Direction:
Reproduce the lines below exactly, from the one containing "Clone this chart in Plotly." through the one containing "import plotly.graph_objects as go", both included. Leave out any pictures.

☆ ☆ ☆ ☆ ☆ ☆ ☆

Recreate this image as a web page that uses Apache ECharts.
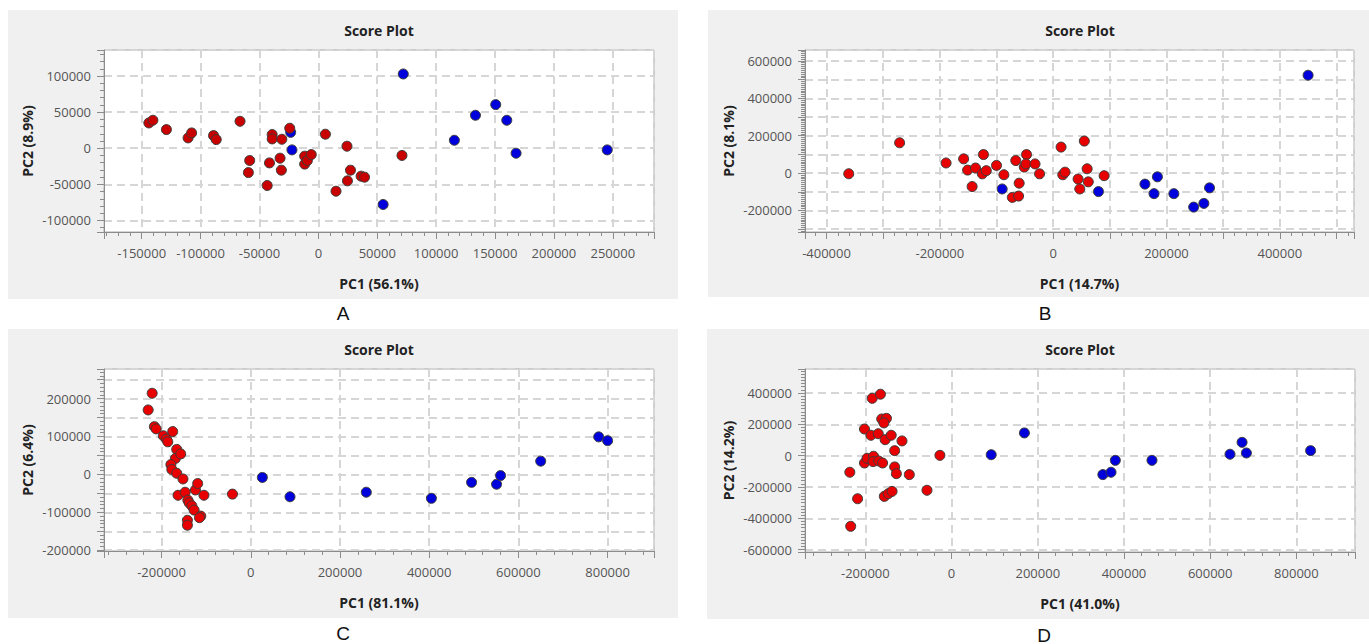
<!DOCTYPE html>
<html>
<head>
<meta charset="utf-8">
<script src="https://cdn.jsdelivr.net/npm/echarts@6/dist/echarts.min.js"></script>
<style>
  html, body { margin: 0; padding: 0; background: #ffffff; }
  #chart { width: 1369px; height: 644px; }
</style>
</head>
<body>
<div id="chart"></div>
<script>
// ---- text ----
const panelLetters = ['A', 'B', 'C', 'D'];
const plotTitle = 'Score Plot';
const pc1Names = ['PC1 (56.1%)', 'PC1 (14.7%)', 'PC1 (81.1%)', 'PC1 (41.0%)'];
const pc2Names = ['PC2 (8.9%)', 'PC2 (8.1%)', 'PC2 (6.4%)', 'PC2 (14.2%)'];

// ---- scores [PC1, PC2] ----
const scoresA_red = [
  [-143900, 35000], [-140500, 38700], [-129000, 25800], [-110600, 14300], [-107600, 21200],
  [-89000, 17500], [-86700, 12000], [-66500, 37300], [-58300, -17000], [-59400, -33700],
  [-43400, -51600], [-41500, -20300], [-39200, 18900], [-39200, 12900], [-32500, -13800],
  [-31400, -30400], [-31000, 12400], [-24300, 27700], [-11600, -11000], [-11600, -22000],
  [-9300, -17000], [-6000, -8800], [6000, 19400], [24300, 2800], [15000, -59500],
  [24700, -45200], [27300, -30400], [36300, -38700], [39200, -40100], [71000, -10000]
];
const scoresA_blue = [
  [-23500, 22000], [-22400, -2300], [72100, 102800], [55000, -77900], [115500, 11000],
  [133400, 45600], [150600, 60400], [160000, 38700], [167900, -6900], [245300, -2300]
];

const scoresB_red = [
  [-360800, -3600], [-271000, 162000], [-189000, 54000], [-158000, 76000], [-151000, 16000],
  [-137000, 27000], [-143000, -72000], [-123000, 99000], [-125000, -4000], [-118000, 13000],
  [-100000, 41000], [-87000, -9000], [-66000, 67000], [-72000, -130000], [-61000, -123000],
  [-60000, -54000], [-47000, 99000], [-51000, 32000], [-48000, 49000], [-32000, 49000],
  [-24000, -4000], [14000, 139000], [55000, 171000], [17000, -9000], [21000, 5000],
  [44000, -32000], [47000, -85000], [60000, 23000], [62000, -47000], [90000, -14000]
];
const scoresB_blue = [
  [-90000, -85000], [80000, -99000], [162000, -59000], [178000, -110000], [184000, -20000],
  [213000, -110000], [248000, -182000], [266000, -162000], [276000, -79000], [450000, 523000]
];

const scoresC_red = [
  [-221000, 214000], [-230000, 170000], [-216000, 126000], [-212000, 120000], [-196000, 102000],
  [-189000, 93000], [-186000, 86000], [-175000, 113000], [-166000, 66000], [-169000, 42000],
  [-157000, 54000], [-179000, 26000], [-177000, 13000], [-166000, 3000], [-152000, -12000],
  [-163000, -55000], [-147000, -47000], [-141000, -68000], [-138000, -75000], [-132000, -83000],
  [-127000, -94000], [-124000, -41000], [-119000, -24000], [-112000, -110000], [-115000, -114000],
  [-142000, -121000], [-142000, -134000], [-105000, -55000], [-41000, -52000]
];
const scoresC_blue = [
  [26000, -8000], [88000, -59000], [259000, -47000], [405000, -63000], [495000, -21000],
  [551000, -26000], [560000, -3000], [650000, 35000], [780000, 99000], [800000, 89000]
];

const scoresD_red = [
  [-236000, -106000], [-234000, -451000], [-218000, -275000], [-202000, 170000], [-187000, 130000],
  [-184000, 366000], [-165000, 392000], [-170000, 140000], [-162000, 234000], [-151000, 238000],
  [-157000, 209000], [-154000, 102000], [-140000, 130000], [-115000, 94000], [-132000, 32000],
  [-202000, -47000], [-196000, -17000], [-181000, -4000], [-182000, -38000], [-169000, -34000],
  [-160000, -47000], [-132000, -72000], [-128000, -115000], [-98000, -121000], [-156000, -260000],
  [-147000, -243000], [-138000, -228000], [-57000, -221000], [-27000, 2000]
];
const scoresD_blue = [
  [92000, 6000], [169000, 145000], [351000, -121000], [370000, -106000], [380000, -30000],
  [465000, -30000], [646000, 9000], [674000, 85000], [684000, 17000], [833000, 32000]
];

// ---- axis scales ----
const xExtents = [[-182000, 285000], [-438000, 531000], [-329000, 904000], [-340000, 936000]];
const yExtents = [[-116000, 136000], [-315000, 658000], [-202000, 278000], [-615000, 553000]];
const xGridSteps = [50000, 100000, 200000, 200000];
const yGridSteps = [50000, 100000, 50000, 200000];
const xLabelSteps = [50000, 200000, 200000, 200000];
const yLabelSteps = [50000, 200000, 100000, 200000];
const xMinorSplits = [5, 5, 5, 5];
const yMinorSplits = [5, 10, 5, 10];

const redSets = [scoresA_red, scoresB_red, scoresC_red, scoresD_red];
const blueSets = [scoresA_blue, scoresB_blue, scoresC_blue, scoresD_blue];

// ---- panel layout ----
const panels = [
  { bg: [8, 10, 670, 289],   grid: [104, 50, 550, 182],  title: [379, 30],   letter: [343, 313] },
  { bg: [708, 10, 661, 287], grid: [805, 50, 549, 182],  title: [1080, 30],  letter: [1045, 313] },
  { bg: [8, 329, 670, 289],  grid: [104, 369, 550, 182], title: [379, 349],  letter: [343, 633] },
  { bg: [707, 329, 662, 290],grid: [805, 369, 550, 183], title: [1080, 349], letter: [1044, 635] }
];
const redColors = ['#c80000', '#e80000', '#e80000', '#e80000'];
const blueColor = '#0000dc';

const axisGray = '#8c8c8c';
const labelFont = '"Open Sans", "Noto Sans", sans-serif';

function stepFormatter(step) {
  return function (v) {
    const r = Math.abs(Math.round(v) % step);
    return r === 0 ? String(Math.round(v)) : '';
  };
}

function valueAxis(i, extent, gridStep, labelStep, minorSplit, isX) {
  return {
    type: 'value',
    gridIndex: i,
    min: extent[0],
    max: extent[1],
    splitNumber: Math.round((extent[1] - extent[0]) / gridStep),
    minInterval: gridStep,
    maxInterval: gridStep,
    name: isX ? pc1Names[i] : pc2Names[i],
    nameLocation: 'middle',
    nameGap: isX ? 44 : 70,
    nameTextStyle: { color: '#222', fontWeight: 'bold', fontSize: 14, fontFamily: labelFont },
    axisLine: { show: true, onZero: false, lineStyle: { color: axisGray, width: 1 } },
    axisTick: { show: true, inside: false, length: 7, lineStyle: { color: axisGray, width: 1 } },
    minorTick: { show: true, splitNumber: minorSplit, length: 4, lineStyle: { color: axisGray, width: 1 } },
    splitLine: { show: true, lineStyle: { color: '#d6d6d6', width: 2, type: [8, 5] } },
    minorSplitLine: { show: false },
    axisLabel: {
      show: true, color: '#555', fontSize: 13, fontFamily: labelFont,
      margin: isX ? 14 : 13, formatter: stepFormatter(labelStep),
      showMinLabel: true, showMaxLabel: true
    }
  };
}

const grids = [], xAxes = [], yAxes = [], series = [], graphics = [];
panels.forEach(function (p, i) {
  graphics.push({
    type: 'rect', z: -10, silent: true,
    shape: { x: p.bg[0], y: p.bg[1], width: p.bg[2], height: p.bg[3] },
    style: { fill: '#f0f0f0' }
  });
  graphics.push({
    type: 'text', silent: true,
    style: {
      x: p.title[0], y: p.title[1], text: plotTitle, fill: '#222',
      font: 'bold 14px ' + labelFont, textAlign: 'center', textVerticalAlign: 'middle'
    }
  });
  graphics.push({
    type: 'text', silent: true,
    style: {
      x: p.letter[0], y: p.letter[1], text: panelLetters[i], fill: '#111',
      font: '19px "Liberation Sans", Arial, sans-serif', textAlign: 'center', textVerticalAlign: 'middle'
    }
  });
  grids.push({
    left: p.grid[0], top: p.grid[1], width: p.grid[2], height: p.grid[3],
    show: true, backgroundColor: '#ffffff', borderColor: '#a6a6a6', borderWidth: 1,
    containLabel: false
  });
  xAxes.push(valueAxis(i, xExtents[i], xGridSteps[i], xLabelSteps[i], xMinorSplits[i], true));
  yAxes.push(valueAxis(i, yExtents[i], yGridSteps[i], yLabelSteps[i], yMinorSplits[i], false));
  series.push({
    type: 'scatter', xAxisIndex: i, yAxisIndex: i, data: blueSets[i],
    symbol: 'circle', symbolSize: 10,
    itemStyle: { color: blueColor, opacity: 1, borderColor: '#3c3c3c', borderWidth: 1 },
    emphasis: { disabled: true }
  });
  series.push({
    type: 'scatter', xAxisIndex: i, yAxisIndex: i, data: redSets[i],
    symbol: 'circle', symbolSize: 10,
    itemStyle: { color: redColors[i], opacity: 1, borderColor: '#3c3c3c', borderWidth: 1 },
    emphasis: { disabled: true }
  });
});

const chart = echarts.init(document.getElementById('chart'), null, { renderer: 'svg' });
chart.setOption({
  animation: false,
  backgroundColor: '#ffffff',
  graphic: graphics,
  grid: grids,
  xAxis: xAxes,
  yAxis: yAxes,
  series: series
});
</script>
</body>
</html>
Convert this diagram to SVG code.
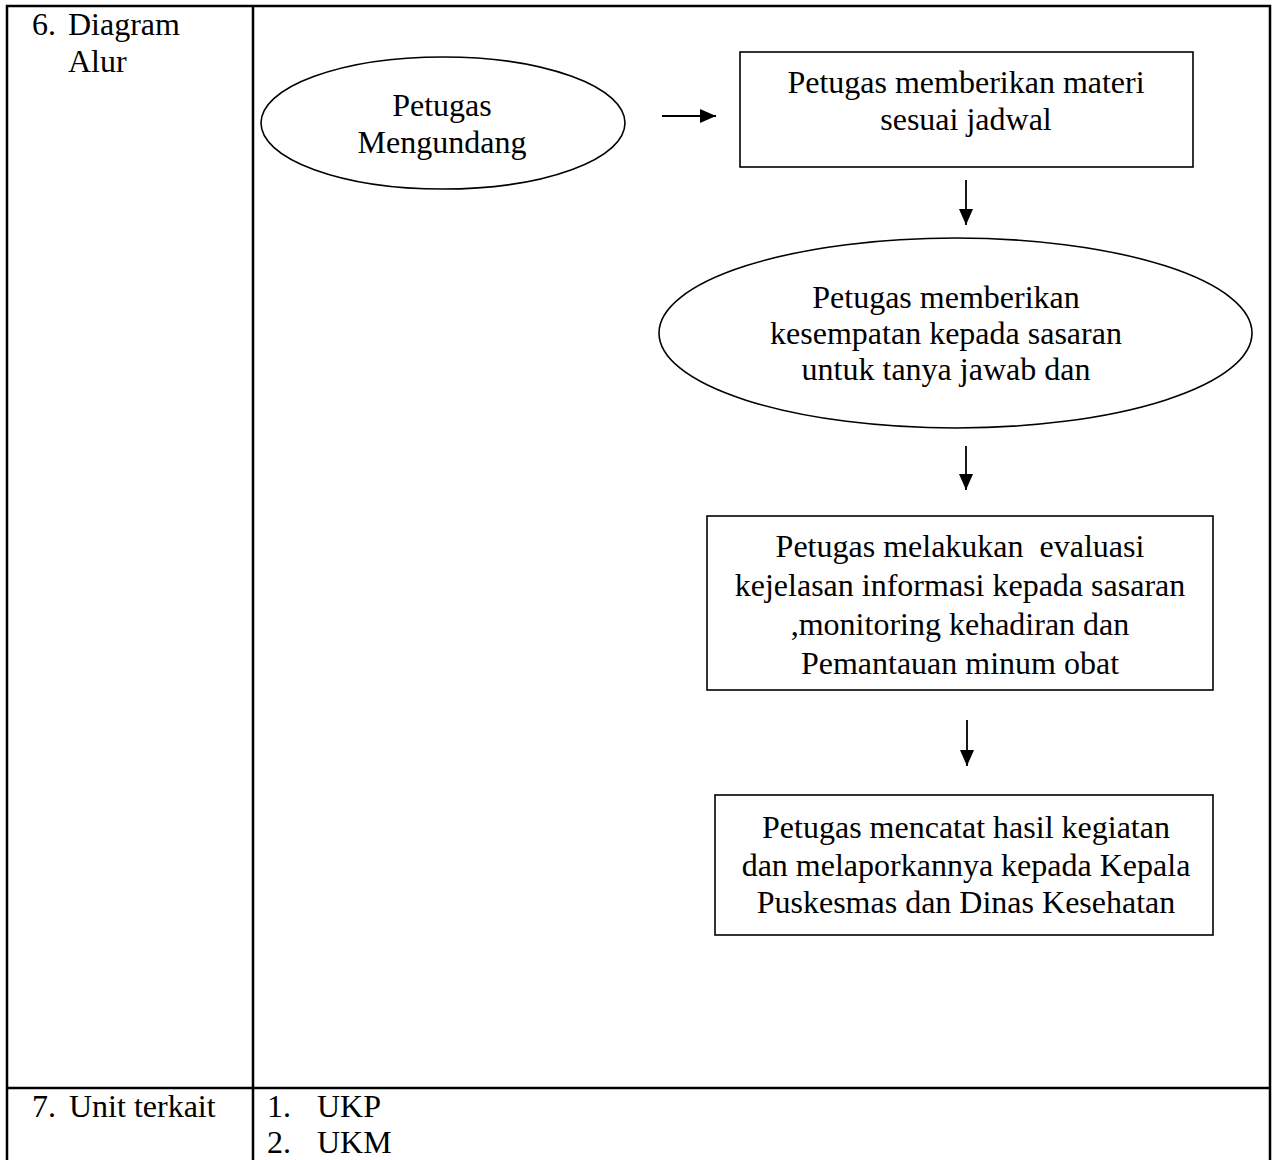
<svg xmlns="http://www.w3.org/2000/svg" width="1274" height="1160" viewBox="0 0 1274 1160">
<style>
  .t { font-family: "Liberation Serif", "Times New Roman", serif; font-size: 32px; fill: #000; }
  .c { text-anchor: middle; }
  .grid { stroke: #000; stroke-width: 2.5; fill: none; }
  .shape { stroke: #000; stroke-width: 1.6; fill: #fff; }
  .conn { stroke: #000; stroke-width: 1.8; fill: none; }
</style>
<defs>
  <marker id="ah" markerWidth="16" markerHeight="14" refX="16" refY="7" orient="auto" markerUnits="userSpaceOnUse">
    <path d="M0,0 L16,7 L0,14 Z" fill="#000"/>
  </marker>
</defs>
<rect width="1274" height="1160" fill="#fff"/>
<g id="table">
  <path class="grid" d="M7,1170 V6 H1270 V1170 M253,6 V1170 M7,1088 H1270"/>
  <text class="t" x="32" y="35">6.</text>
  <text class="t" x="68" y="35">Diagram</text>
  <text class="t" x="68" y="72">Alur</text>
  <text class="t" x="32" y="1117">7.</text>
  <text class="t" x="69" y="1117">Unit terkait</text>
  <text class="t" x="267" y="1117">1.</text>
  <text class="t" x="317" y="1117">UKP</text>
  <text class="t" x="267" y="1153">2.</text>
  <text class="t" x="317" y="1153">UKM</text>
</g>
<g id="n1">
  <ellipse class="shape" cx="443" cy="123" rx="182" ry="66"/>
  <text class="t c" x="442" y="116">Petugas</text>
  <text class="t c" x="442" y="153">Mengundang</text>
</g>
<g id="n2">
  <rect class="shape" x="740" y="52" width="453" height="115"/>
  <text class="t c" x="966" y="93">Petugas memberikan materi</text>
  <text class="t c" x="966" y="130">sesuai jadwal</text>
</g>
<g id="n3">
  <ellipse class="shape" cx="955.5" cy="333" rx="296.5" ry="95"/>
  <text class="t c" x="946" y="308">Petugas memberikan</text>
  <text class="t c" x="946" y="344">kesempatan kepada sasaran</text>
  <text class="t c" x="946" y="380">untuk tanya jawab dan</text>
</g>
<g id="n4">
  <rect class="shape" x="707" y="516" width="506" height="174"/>
  <text class="t c" x="960" y="557" xml:space="preserve">Petugas melakukan  evaluasi</text>
  <text class="t c" x="960" y="596">kejelasan informasi kepada sasaran</text>
  <text class="t c" x="960" y="635">,monitoring kehadiran dan</text>
  <text class="t c" x="960" y="674">Pemantauan minum obat</text>
</g>
<g id="n5">
  <rect class="shape" x="715" y="795" width="498" height="140"/>
  <text class="t c" x="966" y="838">Petugas mencatat hasil kegiatan</text>
  <text class="t c" x="966" y="876">dan melaporkannya kepada Kepala</text>
  <text class="t c" x="966" y="913">Puskesmas dan Dinas Kesehatan</text>
</g>
<g id="connectors">
  <line class="conn" x1="662" y1="116" x2="716" y2="116" marker-end="url(#ah)"/>
  <line class="conn" x1="966" y1="180" x2="966" y2="225" marker-end="url(#ah)"/>
  <line class="conn" x1="966" y1="446" x2="966" y2="490" marker-end="url(#ah)"/>
  <line class="conn" x1="967" y1="720" x2="967" y2="766" marker-end="url(#ah)"/>
</g>
</svg>
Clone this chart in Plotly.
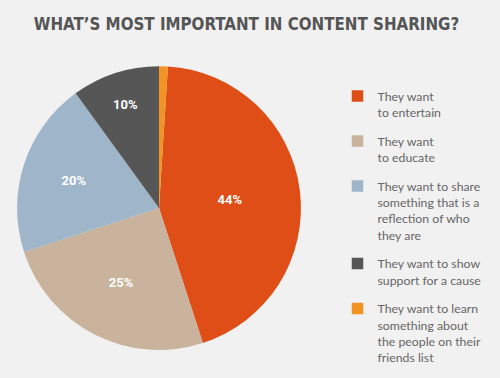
import plotly.graph_objects as go

categories = [
    "They want<br>to entertain",
    "They want<br>to educate",
    "They want to share<br>something that is a<br>reflection of who<br>they are",
    "They want to show<br>support for a cause",
    "They want to learn<br>something about<br>the people on their<br>friends list",
]
values = [44, 25, 20, 10, 1]
colors = ["#e04e18", "#c9b39c", "#9fb5ca", "#565656", "#f39324"]
labels_text = ["44%", "25%", "20%", "10%", ""]


def legend_name(label):
    # glyph size tuned separately from the legend's line spacing
    return "<br>".join('<span style="font-size:12.3px">%s</span>' % ln for ln in label.split("<br>"))


fig = go.Figure()
fig.add_trace(go.Pie(
    labels=categories,
    values=values,
    sort=False,
    direction="clockwise",
    rotation=3.6,
    marker=dict(colors=colors, line=dict(width=0)),
    text=labels_text,
    textinfo="text",
    textposition="inside",
    insidetextorientation="horizontal",
    textfont=dict(color="white", size=13, family="Roboto", weight="bold"),
    domain=dict(x=[0.034, 0.602], y=[0.074, 0.825]),
    hoverinfo="label+percent",
    showlegend=False,
))

# legend entries (one group per category so the legend gap applies)
for name, col in zip(categories, colors):
    fig.add_trace(go.Scatter(
        x=[None], y=[None], mode="markers", name=legend_name(name),
        legendgroup=name,
        marker=dict(symbol="square", size=11.5, color=col),
        hoverinfo="skip",
    ))

fig.update_layout(
    width=500, height=378,
    paper_bgcolor="#f1f1f1",
    plot_bgcolor="#f1f1f1",
    margin=dict(l=0, r=0, t=0, b=0),
    xaxis=dict(visible=False),
    yaxis=dict(visible=False),
    title=dict(
        text="<b>WHAT’S MOST IMPORTANT IN CONTENT SHARING?</b>",
        x=0.493, xanchor="center", y=0.935, yanchor="middle",
        font=dict(family="DejaVu Sans Condensed", size=16.8, color="#555555"),
    ),
    legend=dict(
        x=0.675, xanchor="left", y=0.785, yanchor="top",
        font=dict(family="Lato", size=12.5, color="#666666"),
        valign="top",
        traceorder="grouped",
        tracegroupgap=9.5,
        bgcolor="rgba(0,0,0,0)",
        itemclick=False, itemdoubleclick=False,
    ),
    showlegend=True,
)

fig.write_html(
    "out.html",
    config={"displayModeBar": False},
    post_script="document.body.style.margin='0';document.body.style.padding='0';",
)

☆ ☆ ☆ ☆ ☆ ☆ ☆

Right answer:
Clone this chart in Plotly.
import plotly.graph_objects as go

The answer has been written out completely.